In the 67th minute, Fijian defender Lote Delai sprinted down the left side of the field, before sending a knee-high cross into the box. Vimal Sami managed to pull off a dummy, allowing Ravuama Madigi to score with a left-footed volley, giving Fiji to a 1–0 lead. Despite their best attempts, Australia were unable to equalise, with Ali Ratfiq making a goal line save in the dying minutes to deny Australia.
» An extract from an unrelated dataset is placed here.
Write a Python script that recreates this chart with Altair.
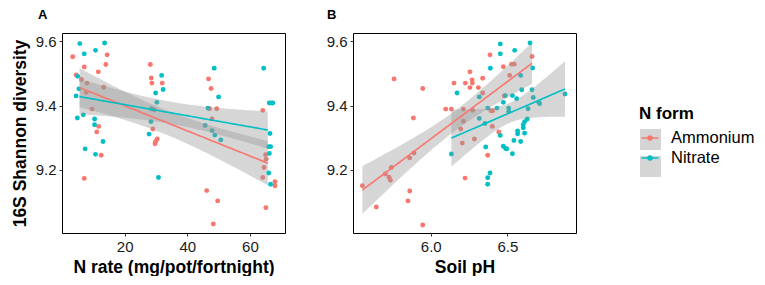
import altair as alt
import numpy as np
import pandas as pd

FORMS = ["Ammonium", "Nitrate"]
COLORS = ["#F8766D", "#00BFC4"]
Y_TICKS = [9.2, 9.4, 9.6]
Y_DOMAIN = [9.003, 9.626]
A_X_TICKS = [20, 40, 60]
A_X_DOMAIN = [0.0, 71.2]
B_X_TICKS = [6.0, 6.5]
B_X_DOMAIN = [5.493, 6.948]
NRATE_LEVELS = [5.6, 11.3, 30.0, 48.0, 65.7]

# Panel A: N rate (jittered as drawn) vs diversity
A_RED_X = [3.4, 14.4, 7.1, 14.0, 11.6, 4.5, 6.2, 8.0, 13.3, 7.7, 9.6, 11.7, 11.1, 12.5, 7.1,
           28.2, 28.5, 28.7, 32.0, 29.4, 29.0, 30.4, 29.9, 29.7,
           46.8, 47.6, 47.1, 49.4, 47.9, 46.2, 49.7, 48.3,
           64.1, 65.0, 65.2, 64.5, 64.1, 68.0, 68.0, 65.1]
A_RED_Y = [9.552, 9.558, 9.520, 9.528, 9.505, 9.495, 9.481, 9.470, 9.457, 9.441, 9.389, 9.335, 9.318, 9.245, 9.173,
           9.528, 9.486, 9.470, 9.470, 9.387, 9.327, 9.296, 9.288, 9.281,
           9.483, 9.453, 9.390, 9.390, 9.358, 9.135, 9.103, 9.031,
           9.385, 9.247, 9.233, 9.207, 9.176, 9.163, 9.150, 9.082]
A_TEAL_X = [5.7, 13.6, 7.1, 10.7, 5.0, 5.4, 4.5, 4.9, 6.8, 10.4, 10.4, 13.1, 7.4, 10.7,
            31.8, 32.3, 29.9, 30.3, 28.5, 28.4, 27.8, 30.8,
            48.6, 50.0, 46.6, 45.7, 47.9, 48.8, 50.7,
            64.4, 66.2, 66.9, 67.3, 66.4, 66.0, 66.6, 66.2, 66.0, 66.6]
A_TEAL_Y = [9.593, 9.595, 9.561, 9.572, 9.491, 9.452, 9.430, 9.361, 9.371, 9.358, 9.340, 9.288, 9.265, 9.248,
            9.494, 9.450, 9.439, 9.410, 9.390, 9.350, 9.311, 9.176,
            9.516, 9.427, 9.392, 9.338, 9.322, 9.308, 9.293,
            9.516, 9.408, 9.408, 9.408, 9.313, 9.272, 9.272, 9.251, 9.190, 9.155]

# Panel B: soil pH vs diversity
B_RED_X = [5.761, 5.948, 5.887, 5.554, 5.645, 5.704, 5.728, 5.737, 5.743, 5.863, 5.891, 5.863, 5.852, 5.948,
           6.387, 6.256, 6.152, 6.226, 6.270, 6.272, 6.256, 6.311, 6.339, 6.474, 6.339, 6.098, 6.135, 6.213,
           6.274, 6.393, 6.404, 6.213, 6.196, 6.402, 6.444, 6.285, 6.206, 6.372, 6.224,
           6.661, 6.528, 6.545, 6.515, 6.480]
B_RED_Y = [9.483, 9.453, 9.361, 9.150, 9.084, 9.187, 9.177, 9.167, 9.207, 9.237, 9.252, 9.134, 9.103, 9.028,
           9.558, 9.505, 9.470, 9.470, 9.480, 9.470, 9.456, 9.456, 9.485, 9.521, 9.439, 9.389, 9.389, 9.389,
           9.385, 9.384, 9.384, 9.351, 9.327, 9.335, 9.318, 9.296, 9.283, 9.245, 9.174,
           9.553, 9.529, 9.529, 9.494, 9.430]
B_TEAL_X = [6.454, 6.454, 6.389, 6.172, 6.317, 6.372, 6.432, 6.474, 6.317, 6.354, 6.454, 6.135, 6.359, 6.474,
            6.489, 6.387, 6.372, 6.372,
            6.648, 6.548, 6.665, 6.587, 6.594, 6.661, 6.533, 6.561, 6.487, 6.669, 6.705, 6.711, 6.635, 6.876,
            6.509, 6.509, 6.630, 6.613, 6.604, 6.604, 6.567, 6.567, 6.613, 6.543, 6.587, 6.496, 6.533]
B_TEAL_Y = [9.592, 9.561, 9.516, 9.439, 9.427, 9.392, 9.392, 9.410, 9.360, 9.344, 9.307, 9.249, 9.271, 9.273,
            9.266, 9.190, 9.175, 9.155,
            9.595, 9.572, 9.517, 9.494, 9.449, 9.449, 9.431, 9.421, 9.431, 9.425, 9.410, 9.406, 9.390, 9.436,
            9.392, 9.382, 9.358, 9.350, 9.340, 9.331, 9.321, 9.312, 9.314, 9.291, 9.288, 9.265, 9.250]


def t_quantile(dof):
    z = 1.959964
    return z + (z**3 + z) / (4 * dof) + (5 * z**5 + 16 * z**3 + 3 * z) / (96 * dof**2)


def smooth(x, y, form, key, n=80):
    x = np.asarray(x, float)
    y = np.asarray(y, float)
    X = np.column_stack([np.ones_like(x), x])
    beta = np.linalg.lstsq(X, y, rcond=None)[0]
    resid = y - X @ beta
    dof = len(x) - 2
    s2 = resid @ resid / dof
    xtxi = np.linalg.inv(X.T @ X)
    g = np.linspace(x.min(), x.max(), n)
    G = np.column_stack([np.ones_like(g), g])
    fit = G @ beta
    se = np.sqrt(np.einsum("ij,jk,ik->i", G, xtxi, G) * s2)
    t = t_quantile(dof)
    return pd.DataFrame({"x": g, "fit": fit, "lo": fit - t * se, "hi": fit + t * se,
                         "form": form, "key": key})


def nominal(xs):
    lv = np.asarray(NRATE_LEVELS)
    return [float(lv[np.argmin(np.abs(lv - v))]) for v in xs]


ptsA = pd.concat([
    pd.DataFrame({"x": A_RED_X, "y": A_RED_Y, "form": FORMS[0]}),
    pd.DataFrame({"x": A_TEAL_X, "y": A_TEAL_Y, "form": FORMS[1]}),
])
smA = pd.concat([
    smooth(nominal(A_RED_X), A_RED_Y, FORMS[0], "k1"),
    smooth(nominal(A_TEAL_X), A_TEAL_Y, FORMS[1], "k2"),
])
ptsB = pd.concat([
    pd.DataFrame({"x": B_RED_X, "y": B_RED_Y, "form": FORMS[0]}),
    pd.DataFrame({"x": B_TEAL_X, "y": B_TEAL_Y, "form": FORMS[1]}),
])
smB = pd.concat([
    smooth(B_RED_X, B_RED_Y, FORMS[0], "k1"),
    smooth(B_TEAL_X, B_TEAL_Y, FORMS[1], "k2"),
])

FONT = "Liberation Sans"
LEG_X = 577
LEG_Y = 73

color_legend = alt.Legend(
    title="N form", orient="none", legendX=LEG_X, legendY=LEG_Y,
    titleFontSize=17, titleFont=FONT, titleFontWeight="bold", titleColor="black",
    titlePadding=4, labelFontSize=16.5, labelFont=FONT, labelColor="black",
    labelOffset=10, symbolSize=400, rowPadding=0, padding=0, zindex=1,
    symbolType="M-0.85,0H0.85M-0.2,0A0.2,0.2,0,1,0,0.2,0A0.2,0.2,0,1,0,-0.2,0Z",
    symbolStrokeWidth=1.5, symbolOpacity=1,
)
grey_legend = alt.Legend(
    title=None, orient="none", legendX=LEG_X, legendY=LEG_Y + 22,
    symbolType="square", symbolSize=441, rowPadding=0, padding=0, zindex=0,
    labelExpr="''", labelFontSize=16.5, symbolFillColor="#d9d9d9",
    symbolStrokeColor="#d9d9d9", symbolOpacity=1,
)

color_enc = alt.Color("form:N", scale=alt.Scale(domain=FORMS, range=COLORS), legend=color_legend)


def panel(pts, sm, xdom, xticks, xfmt, xtitle, ytitle, label, ddx):
    xaxis = alt.Axis(values=xticks, title=xtitle, format=xfmt)
    yaxis = alt.Axis(values=Y_TICKS, title=ytitle, format=".1f")
    xs = alt.Scale(domain=xdom, nice=False, zero=False)
    ys = alt.Scale(domain=Y_DOMAIN, nice=False, zero=False)
    points = alt.Chart(pts).mark_circle(size=24, opacity=1).encode(
        x=alt.X("x:Q", scale=xs, axis=xaxis),
        y=alt.Y("y:Q", scale=ys, axis=yaxis),
        color=color_enc,
    )
    band = alt.Chart(sm).mark_area(color="#999999").encode(
        x=alt.X("x:Q", scale=xs, axis=xaxis),
        y=alt.Y("lo:Q", scale=ys, axis=yaxis),
        y2="hi:Q",
        detail="form:N",
        opacity=alt.Opacity("key:O", scale=alt.Scale(domain=["k1", "k2"], range=[0.4, 0.4]),
                            legend=grey_legend),
    )
    line = alt.Chart(sm).mark_line(strokeWidth=1.6).encode(
        x=alt.X("x:Q", scale=xs, axis=xaxis),
        y=alt.Y("fit:Q", scale=ys, axis=yaxis),
        color=color_enc,
    )
    return alt.layer(points, band, line).properties(
        width=223, height=200,
        title=alt.TitleParams(label, anchor="start", frame="group", dx=ddx, fontSize=13,
                              font=FONT, fontWeight="bold", color="black", offset=11),
    )


pA = panel(ptsA, smA, A_X_DOMAIN, A_X_TICKS, "d", "N rate (mg/pot/fortnight)", "16S Shannon diversity", "A", -24)
pB = panel(ptsB, smB, B_X_DOMAIN, B_X_TICKS, ".1f", "Soil pH", None, "B", -26)

chart = alt.hconcat(pA, pB, spacing=39).properties(
    padding={"left": 10, "top": 8, "right": 0, "bottom": 0},
    background="white",
).configure_view(
    stroke="black", strokeWidth=1,
).configure_axis(
    grid=False, domain=False, ticks=True, tickSize=3, tickColor="#333333",
    labelFont=FONT, labelFontSize=15, labelColor="#1a1a1a", labelPadding=3,
    titleFont=FONT, titleFontSize=17.5, titleFontWeight="bold", titleColor="black",
).configure_axisX(titlePadding=4).configure_axisY(titlePadding=6)

chart.save("out.html", embed_options={"renderer": "svg", "actions": False})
In the end, Fiji walked away with a 1–0 victory.

=== Match details ===
26 November 1988
Fiji 1-0 Australia
  Fiji: Madigi 67'

| GK | | Nasoni Buli |
| DF | | Abraham Watkins |
| DF | | Pita Dau (c) | | |
| DF | | Dan Lutumailagi |
| DF | | Maretino Nemani |
| DF | | Lote Delai |
| MF | | Meli Vuilabasa |
| MF | | Vimal Sami |
| MF | | Ivor Evans |
| FW | | Simon Peters |
| FW | | Jone Watisoni | | |
Substitutions:
| MF | | Ali Ratfiq | | |
| FW | | Ravuama Madigi | | |
Manager:
FIJ Billy Singh

| GK | | Jeff Olver |
| DF | | Gary van Egmond |
| DF | | Charlie Yankos (c) |
| DF | | Garry McDowall |
| DF | | Graham Jennings |
| DF | | Alan Davidson |
| MF | | Mike Petersen | | |
| MF | | Oscar Crino |
| FW | | Warren Spink | | |
| FW | | Graham Arnold |
| FW | | Scott Ollerenshaw |
Substitutions:
| DF | | Joe Palatsides | | |
| FW | | Steve Maxwell | | |
Manager:
YUG Frank Arok

==After the match==
In the second leg, Australia managed to win 5–1 to advance to the second round, in a match that saw an all-out brawl, with Australian captain Charlie Yankos having his nose broken by Jone Watsioni. In the second round, they finished as runners-up in the group behind Israel, failing to qualify for the 1990 FIFA World Cup. It would take until the 2006 FIFA World Cup for Australia to make their return to the tournament.

Later in life, Fijian defender Abraham Watkins called the match the best moment of his life. He won that year's Fijian Sportsman of the Year, becoming the first footballer to do so. It was also the last time a footballer won the award, until Iosefo Verevou won it in 2016.

In 2018, the Fiji Football Association honoured the surviving members of the match during that year's Inter-District Championship.